Alongside the animation, the abscess, and the heavy cold I’ve been suffering for the past week, I’m still enduring the disruption caused by my deciding about a month ago to rearrange and tidy my office. The truth is that I’m not the tidiest person but I attacked this task like a North Korean leader arranging the seating around the Christmas turkey and realising there was one uncle too many. I’d amassed so much junk that it was shameful to see how many bags of detritus I took out behind the shed and despatched via firing squad.
I’m still not finished and the work gets harder by the day. Take, for example, The Compact Oxford English Dictionary. Despite the name, the Compact Oxford English Dictionary is not compact. It’s probably the biggest book I own. You might know the edition. It comes with a small box at the top to store the illuminated magnifying glass which you have to use to read the book’s miniscule font. I bought it cheap from a book club many moons ago, probably having only joined the book club to get my hands on a book that I couldn’t afford at full price. Currently, they’re probably going for about £20 on eBay, which says everything about dictionaries in the age of apps, websites, and illiteracy.
My problem now is: what the hell should I do with it? I bought it when I was in doing research in academia, when knowing the derivation of words was a significant part of my life. To throw it away would be amount to admitting that I’ll never again be that person. Not that I want to be that person. Calling myself an academic felt too narrow, too knowing, too definitive of who I was or what I might become. I’m not sure what I have become except deeply disenchanted about a great many things but disenchanted about dictionaries isn’t one of them. Throwing my dictionary away would amount to my admitting that writing no longer matters to me.

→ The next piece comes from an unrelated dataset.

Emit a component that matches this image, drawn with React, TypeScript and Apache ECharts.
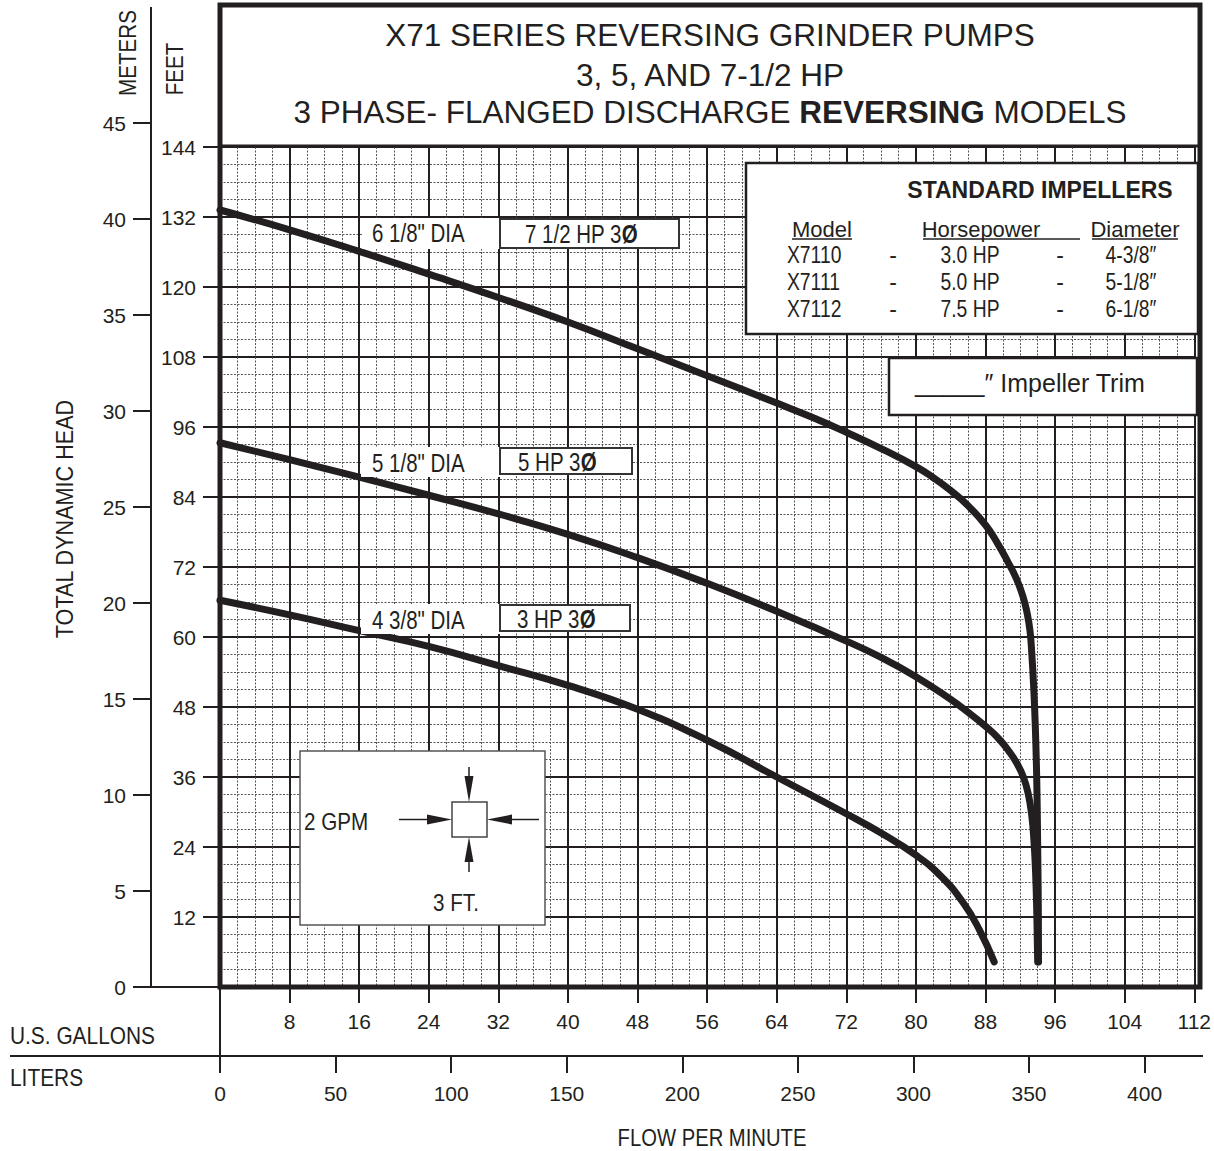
import React, { useEffect, useRef } from "react";
import * as echarts from "echarts";

// ---------- data ----------
const gallonTicks = [0, 8, 16, 24, 32, 40, 48, 56, 64, 72, 80, 88, 96, 104, 112];
const literTicks = [0, 50, 100, 150, 200, 250, 300, 350, 400];
const feetTicks = [0, 12, 24, 36, 48, 60, 72, 84, 96, 108, 120, 132, 144];
const meterTicks = [0, 5, 10, 15, 20, 25, 30, 35, 40, 45];

// [GPM, feet]
const curve75hp: number[][] = [
  [0, 133.2], [8, 129.8], [16, 126.1], [24, 122.2], [32, 118.2], [40, 114.0],
  [48, 109.4], [56, 104.8], [64, 100.1], [68, 97.7], [72, 95.1], [76, 92.3],
  [80, 89.2], [82, 87.3], [84, 85.1], [86, 82.5], [88, 79.2], [89.4, 76.0],
  [90.6, 72.8], [91.55, 70.0], [92.3, 67.0], [92.8, 64.0], [93.12, 61.0],
  [93.33, 57.0], [93.52, 52.0], [93.72, 45.0], [93.9, 35.0], [94.0, 24.0],
  [94.07, 14.0], [94.1, 4.3],
];
const curve5hp: number[][] = [
  [0, 93.3], [8, 90.4], [16, 87.4], [24, 84.3], [32, 81.1], [40, 77.6],
  [48, 73.6], [56, 69.2], [64, 64.4], [72, 59.3], [76, 56.5], [80, 53.2],
  [84, 49.3], [86, 47.1], [88, 44.7], [89.5, 42.6], [90.7, 40.4], [91.7, 38.1],
  [92.4, 35.8], [92.9, 33.2], [93.3, 29.6], [93.55, 25.5], [93.75, 20.0],
  [93.9, 12.5], [94.0, 4.3],
];
const curve3hp: number[][] = [
  [0, 66.3], [8, 63.8], [16, 61.1], [24, 58.4], [32, 55.1], [40, 51.7],
  [48, 47.6], [56, 42.3], [64, 36.0], [72, 29.7], [76, 26.4], [80, 22.6],
  [83, 18.8], [85.5, 14.3], [87.3, 9.8], [89.0, 4.3],
];

const titleLines = [
  "X71 SERIES REVERSING GRINDER PUMPS",
  "3, 5, AND 7-1/2 HP",
];
const tableHeaders = ["Model", "Horsepower", "Diameter"];
const tableModels = ["X7110", "X7111", "X7112"];
const tableHp = ["3.0 HP", "5.0 HP", "7.5 HP"];
const tableDia = ["4-3/8\u2033", "5-1/8\u2033", "6-1/8\u2033"];

const LITERS_PER_GALLON = 3.78541;

// ---------- styling ----------
const INK = "#231f20";
const REG = "'Liberation Sans', Arial, sans-serif";

function txt(text: string, x: number, y: number, size: number, opts: any = {}) {
  return {
    type: "text",
    x,
    y,
    z: 110,
    rotation: opts.rotation || 0,
    scaleX: opts.sx || 1,
    style: {
      text,
      fill: INK,
      fontSize: size,
      fontFamily: REG,
      fontWeight: opts.weight || "normal",
      textAlign: opts.align || "left",
      textVerticalAlign: "middle",
      rich: opts.rich,
    },
  };
}
function line(x1: number, y1: number, x2: number, y2: number, w: number, color = INK) {
  return { type: "line", z: 105, shape: { x1, y1, x2, y2 }, style: { stroke: color, lineWidth: w } };
}
function rect(x: number, y: number, w: number, h: number, stroke: string | null, lw: number, fill = "#fff") {
  return {
    type: "rect",
    z: 100,
    shape: { x, y, width: w, height: h },
    style: { fill, stroke: stroke || undefined, lineWidth: stroke ? lw : 0 },
  };
}
function tri(points: number[][]) {
  return { type: "polygon", z: 106, shape: { points }, style: { fill: INK } };
}

export default function App() {
  const ref = useRef<HTMLDivElement>(null);

  useEffect(() => {
    if (!ref.current) return;
    const chart = echarts.init(ref.current, undefined, { renderer: "svg" });

    const phiRich = (size: number) => ({
      b: { fontSize: size, fontFamily: REG, fontWeight: "bold", fill: INK },
    });

    const curveSeries = (name: string, data: number[][]) => ({
      name,
      type: "line",
      xAxisIndex: 0,
      yAxisIndex: 0,
      data,
      smooth: 0.5,
      symbol: "none",
      showSymbol: false,
      z: 20,
      lineStyle: { color: INK, width: 7, cap: "round", join: "round" },
    });

    const labelFont = { color: INK, fontSize: 21, fontFamily: REG };

    const option: any = {
      animation: false,
      backgroundColor: "#fff",
      grid: [
        { left: 220, top: 147, width: 980, height: 840, show: false },
        { left: 151, top: 123, width: 1, height: 864, show: false },
        { left: 220, top: 1000, width: 980, height: 56, show: false },
      ],
      xAxis: [
        {
          gridIndex: 0,
          type: "value",
          min: gallonTicks[0],
          max: gallonTicks[gallonTicks.length - 1],
          interval: 8,
          axisLine: { show: false },
          axisTick: { show: true, length: 16, lineStyle: { color: INK, width: 2 } },
          axisLabel: {
            ...labelFont,
            margin: 24,
            formatter: (v: number) => (v === 0 ? "" : String(v)),
          },
          splitLine: { show: true, lineStyle: { color: INK, width: 2 } },
          minorTick: { show: false, splitNumber: 4 },
          minorSplitLine: { show: true, lineStyle: { color: "#555", width: 1, type: [2, 1.5] } },
        },
        { gridIndex: 1, type: "value", show: false, min: 0, max: 1 },
        {
          gridIndex: 2,
          type: "value",
          position: "bottom",
          min: 0,
          max: gallonTicks[gallonTicks.length - 1] * LITERS_PER_GALLON,
          interval: 50,
          axisLine: { show: true, lineStyle: { color: INK, width: 2 } },
          axisTick: {
            show: true,
            length: 17,
            customValues: literTicks,
            lineStyle: { color: INK, width: 2 },
          },
          axisLabel: { ...labelFont, margin: 27, customValues: literTicks },
          splitLine: { show: false },
        },
      ],
      yAxis: [
        {
          gridIndex: 0,
          type: "value",
          min: feetTicks[0],
          max: feetTicks[feetTicks.length - 1],
          interval: 12,
          axisLine: { show: false },
          axisTick: { show: true, length: 17, lineStyle: { color: INK, width: 2 } },
          axisLabel: {
            ...labelFont,
            margin: 24,
            formatter: (v: number) => (v === 0 ? "" : String(v)),
          },
          splitLine: { show: true, lineStyle: { color: INK, width: 2 } },
          minorTick: { show: false, splitNumber: 4 },
          minorSplitLine: { show: true, lineStyle: { color: "#555", width: 1, type: [2, 1.5] } },
        },
        {
          gridIndex: 1,
          type: "value",
          min: meterTicks[0],
          max: meterTicks[meterTicks.length - 1],
          interval: 5,
          axisLine: { show: true, lineStyle: { color: INK, width: 2 } },
          axisTick: { show: true, length: 18, lineStyle: { color: INK, width: 2 } },
          axisLabel: { ...labelFont, margin: 25 },
          splitLine: { show: false },
        },
        { gridIndex: 2, type: "value", show: false, min: 0, max: 1 },
      ],
      series: [
        curveSeries("6 1/8\" DIA", curve75hp),
        curveSeries("5 1/8\" DIA", curve5hp),
        curveSeries("4 3/8\" DIA", curve3hp),
      ],
      graphic: {
        elements: [
          // frame
          { type: "rect", z: 120, shape: { x: 220, y: 5, width: 980, height: 982 }, style: { fill: "none", stroke: INK, lineWidth: 5 } },
          line(220, 146, 1200, 146, 3),
          // axis extensions
          line(151, 7, 151, 123, 2),
          line(151, 987, 220, 987, 2),
          line(220, 987, 220, 1073, 2),
          line(10, 1056, 220, 1056, 2),
          line(1200, 1056, 1203, 1056, 2),
          // title
          txt(titleLines[0], 710, 35, 31.5, { align: "center" }),
          txt(titleLines[1], 710, 75, 31.5, { align: "center" }),
          txt("3 PHASE- FLANGED DISCHARGE {b|REVERSING} MODELS", 710, 112, 31.5, {
            align: "center",
            rich: { b: { fontSize: 31.5, fontFamily: REG, fontWeight: "bold", fill: INK } },
          }),
          // axis titles
          txt("METERS", 128, 53, 24, { rotation: Math.PI / 2, align: "center", sx: 0.86 }),
          txt("FEET", 175, 69, 24, { rotation: Math.PI / 2, align: "center", sx: 0.86 }),
          txt("TOTAL DYNAMIC HEAD", 65, 519, 24, { rotation: Math.PI / 2, align: "center", sx: 0.9 }),
          txt("U.S. GALLONS", 10, 1036, 24, { sx: 0.87 }),
          txt("LITERS", 10, 1078, 24, { sx: 0.87 }),
          txt("FLOW PER MINUTE", 712, 1138, 23, { align: "center", sx: 0.88 }),
          // standard impellers box
          rect(746, 163, 452, 171, INK, 2.5),
          txt("STANDARD IMPELLERS", 1040, 190, 23, { weight: "bold", align: "center" }),
          txt(tableHeaders[0], 822, 229, 22, { align: "center" }),
          txt(tableHeaders[1], 981, 229, 22, { align: "center" }),
          txt(tableHeaders[2], 1135, 229, 22, { align: "center" }),
          line(792, 239, 852, 239, 1.5),
          line(923, 239, 1080, 239, 1.5),
          line(1092, 239, 1178, 239, 1.5),
          ...tableModels.flatMap((m, i) => {
            const y = 255 + i * 26.8;
            return [
              txt(m, 787, y, 23, { sx: 0.84 }),
              txt("-", 893, y, 23, { align: "center" }),
              txt(tableHp[i], 970, y, 23, { align: "center", sx: 0.84 }),
              txt("-", 1060, y, 23, { align: "center" }),
              txt(tableDia[i], 1131, y, 23, { align: "center", sx: 0.84 }),
            ];
          }),
          // impeller trim box
          rect(889, 358, 308, 57, INK, 2.5),
          txt("_____\u2033 Impeller Trim", 915, 383, 25),
          // curve labels
          rect(362, 218, 138, 31, null, 0),
          txt("6 1/8\" DIA", 372, 233, 25, { sx: 0.82 }),
          rect(500, 219, 179, 29, "#333", 2),
          txt("7 1/2 HP 3{b|\u00d8}", 525, 234, 25, { sx: 0.82, rich: phiRich(25) }),
          rect(361, 447, 139, 30, null, 0),
          txt("5 1/8\" DIA", 372, 463, 25, { sx: 0.82 }),
          rect(500, 448, 132, 26, "#333", 2),
          txt("5 HP 3{b|\u00d8}", 518, 462, 25, { sx: 0.82, rich: phiRich(25) }),
          rect(361, 604, 139, 30, null, 0),
          txt("4 3/8\" DIA", 372, 620, 25, { sx: 0.82 }),
          rect(500, 605, 130, 26, "#333", 2),
          txt("3 HP 3{b|\u00d8}", 517, 619, 25, { sx: 0.82, rich: phiRich(25) }),
          // inset
          rect(300, 751, 245, 174, "#555", 1.5),
          txt("2 GPM", 304, 822, 24, { sx: 0.86 }),
          txt("3 FT.", 433, 903, 24, { sx: 0.86 }),
          { type: "rect", z: 106, shape: { x: 452, y: 802, width: 35, height: 35 }, style: { fill: "#fff", stroke: "#444", lineWidth: 1.5 } },
          line(399, 819.5, 428, 819.5, 1.5),
          tri([[427, 814.5], [452, 819.5], [427, 824.5]]),
          line(512, 819.5, 539, 819.5, 1.5),
          tri([[512, 814.5], [487, 819.5], [512, 824.5]]),
          line(469, 767, 469, 776, 1.5),
          tri([[464.5, 776], [469, 802], [473.5, 776]]),
          line(469, 862, 469, 872, 1.5),
          tri([[464.5, 862], [469, 837], [473.5, 862]]),
        ],
      },
    };

    chart.setOption(option);
    return () => chart.dispose();
  }, []);

  return (
    <div
      ref={ref}
      style={{ position: "absolute", left: 0, top: 0, width: 1214, height: 1151, background: "#fff" }}
    />
  );
}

And that’s the point. Although I’ve not written a book in about a year (for me, a rare thing), it’s not that I care any less about writing. Yet reading just the other day about the Specsavers literary awards, I noticed the same sad spectacle (pun intended) of celebrities receiving plaudits and the book industry trying to ride out the hard times on the coat tails of TV fools. To be a writer these days is synonymous with a certain lifestyle or it is merely an adjunct to fame. If you didn’t lose your knickers in the jungle or are an ex-rower who climbed the north face of Brian Blessed, to be a writer means conforming to certain stereotypes in order to follow the money: to be the globetrotting internationalist lesbian writing for The Guardian from your solar powered wheel chair, to be the old school pipe smoking socialist in the New Statesmen, or to have the same John Bull beefy lips of the conservative meatheads writing their polemical nonsense elsewhere. At times I can find myself agreeing with all three but, as I found when I tried to be an academic, I don’t sit neatly inside one group meaning that I belong nowhere but this hinterland of blogging.
These thoughts pass through my mind as I start at the Compact Oxford English Dictionary sitting on my desk. Getting rid of it would be like giving up so I’ll keep it.
I might need it because as this post suggests, I’m also back blogging. I know it’s the week leading up to Christmas but, as I sit here, Monday lunchtime, I intend to be blogging regularly, perhaps even get some cartoons finished.